Cockroaches came in several sizes. In-City roaches were usually ankle- to knee-high, but this out-country dumpster size easily qualified as a "tank," big enough to make even a wolfrat reconsider. Antenna whipped at Thomas as mandibles moved. A string of slime dropped from a hairy jaw. The scent of the corpse had drawn it and it was hungry.

A fire flash wasn't going to deter it for very long. Thomas dropped the vial out of its chamber and patted down his jacket, searching for something with a little more kick to it. The inside flaps of his brown leather jacket were lined with sleevelike pockets, filled with vials of this and that, handy little concoctions. He slid his hand inside. The knobby end of a crooked finger bone slipped eagerly into his grasp. The last thing he needed now was a fight with witch power and his haunt. "Oh, no, Gillander, not now," he said and dropped the bones hastily back into a pocket. Another fumble for a vial with its embossed seal telling him what it contained and he grasped it in triumph.

The burro let out a squeal as the tank charged. Almost dwarfed by its shrouded burden, it spun at rope's end and kicked out. Thomas dropped the vial into the loading chamber and cranked the rifle. The roach sliced a second time and caught the burro along his shaggy withers. In the night, the blood looked blue-black as it welled up. The roach skittered around into position to charge again.

Thomas shot into the dirt at the creature's cable-width legs. The vial shattered on impact and exploded. In a shower of dirt and gravel, the roach flipped in midair and came down on its back with a death rattle of shell and insect anger.
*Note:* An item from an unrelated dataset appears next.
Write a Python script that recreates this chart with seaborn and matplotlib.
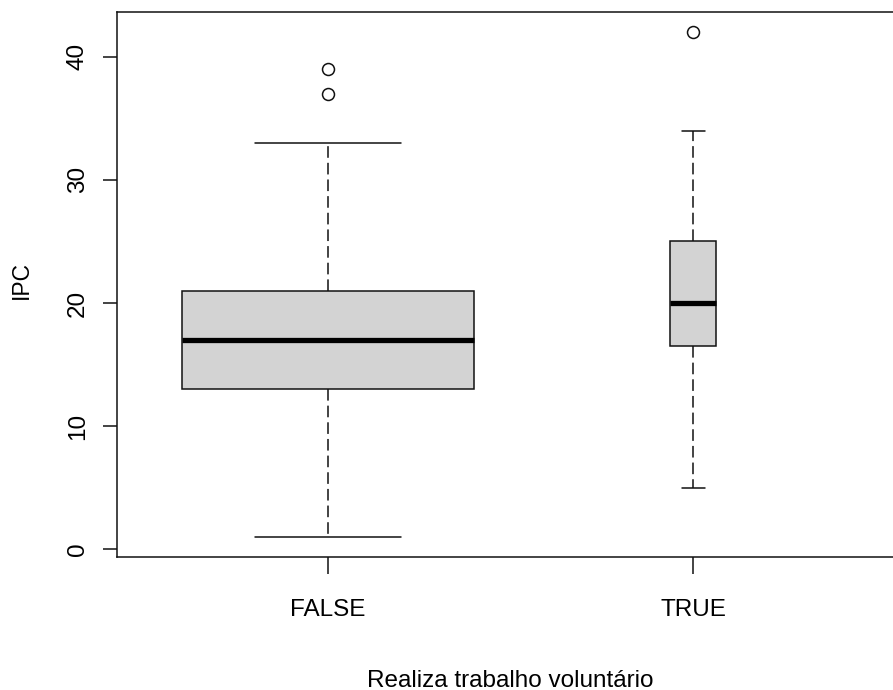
import matplotlib
matplotlib.use("Agg")
import matplotlib.pyplot as plt
import seaborn as sns
import pandas as pd

# ---- data ----
categories = ["FALSE", "TRUE"]
medians = [17, 20]
q1s = [13, 16.5]
q3s = [21, 25]
whisker_low = [1, 5]
whisker_high = [33, 34]
outliers = [[37, 39], [42]]
yticks = [0, 10, 20, 30, 40]
xlabel = "Realiza trabalho voluntário"
ylabel = "IPC"

# relative box widths (varwidth boxplot)
box_widths = [0.80, 0.126]

sns.set_style("white")
plt.rcParams["font.family"] = ["Liberation Sans", "DejaVu Sans"]
plt.rcParams["text.color"] = "black"
plt.rcParams["axes.labelcolor"] = "black"

stats_df = pd.DataFrame({
    "label": categories, "med": medians, "q1": q1s, "q3": q3s,
    "whislo": whisker_low, "whishi": whisker_high,
})
stats = []
for i, row in stats_df.iterrows():
    d = row.to_dict()
    d["fliers"] = outliers[i]
    stats.append(d)

fig = plt.figure(figsize=(8.93, 6.90), dpi=100)
ax = fig.add_axes([116.5 / 893, 133 / 690, (904.7 - 116.5) / 893, 545 / 690])

edge = "#111111"
lw = 1.1
positions = list(range(1, len(categories) + 1))
ax.bxp(
    stats, positions=positions, widths=box_widths,
    capwidths=[w / 2 for w in box_widths],
    patch_artist=True, showfliers=True,
    boxprops=dict(facecolor="#D3D3D3", edgecolor=edge, linewidth=lw),
    medianprops=dict(color="black", linewidth=3.8, solid_capstyle="butt"),
    whiskerprops=dict(color=edge, linewidth=lw, linestyle=(0, (7.6, 3.3))),
    capprops=dict(color=edge, linewidth=lw),
    flierprops=dict(marker="o", markerfacecolor="none", markeredgecolor=edge,
                    markersize=8.6, markeredgewidth=1.1),
)

ax.set_xlim(0.42, 2.58)
ax.set_ylim(-0.64, 43.64)

for s in ax.spines.values():
    s.set_visible(True)
    s.set_color(edge)
    s.set_linewidth(lw)

ax.set_xticks(positions)
ax.set_xticklabels(categories, fontsize=17.5)
ax.set_yticks(yticks)
ax.set_yticklabels([str(v) for v in yticks], fontsize=17.5, rotation=90, va="center")
ax.tick_params(axis="x", length=12.2, width=lw, color=edge, pad=18, direction="out",
               bottom=True, labelcolor="black")
ax.tick_params(axis="y", length=10.4, width=lw, color=edge, pad=9.5, direction="out",
               left=True, labelcolor="black")

ax.set_xlabel(xlabel, fontsize=17.5, color="black")
ax.xaxis.label.set_va("baseline")
ax.xaxis.set_label_coords(0.5, (690 - 686.7 - 133) / 545)

ax.set_ylabel(ylabel, fontsize=16.5, color="black")
ax.yaxis.label.set_rotation_mode("anchor")
ax.yaxis.label.set_va("baseline")
ax.yaxis.label.set_ha("center")
ax.yaxis.set_label_coords((28.3 - 116.5) / 788.2, (690 - 280 - 133) / 545)

fig.savefig("out.png", dpi=100, facecolor="white")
He helped it along with his wrist blade.

The little burro stood stubbornly at its pegging rope's full length, ears flicking forward and back in uncertainty. Thomas approached it, talking gently, and wrapped an arm about its shaggy neck. He could feel its heart thundering in its body. He pulled another vial from his jacket pocket and uncorked it between his teeth. The medicinal smell would stay on his mustache until he had a chance to wash, he thought ruefully. He poured the vial over the burro's shoulder and watched as it fizzed and a cloud of foam rose. The little beast shuddered under his ministrations, but Thomas knew the liquid didn't hurt, not really. And the carrion poison of a cockroach would be far more lethal. When the gash stopped foaming, it bled cleanly for a moment, then clotted abruptly.

Thomas slapped the creature's neck. "You'll be fine, old son. Now," he whirled, peering into the gloom. "Where the hell did Harley go?"

Harley had gotten pretty far down the canyon by the time Blade caught up with him. He'd kicked his fire site apart and moved camp with the search, knowing that neither animal would rest well with the roach carcass twitching all night. Plus, where there was one, there were bound to be more. He hiked with his saddle and tack thrown over one shoulder, rifle in the other hand, eyes squinted against the darkness until he sensed before he saw animal heat.

Harley's ears flopped forward and back in embarrassment as he walked up. Lather dried the gelding's neck and flaked off as Thomas thumped him in greeting.

"Even handicapped, you made pretty good time, old man."

The horse bumped him in the chest.

"I'm glad to see you, too. Your saddle was getting heavy." Thomas dropped it. "The bad news is, you now get pegged out like a common donkey." Harley snorted in disbelief, but Thomas was true to his word before dropping back down in a hollow of dirt and sand to sleep what he could of the remaining night away.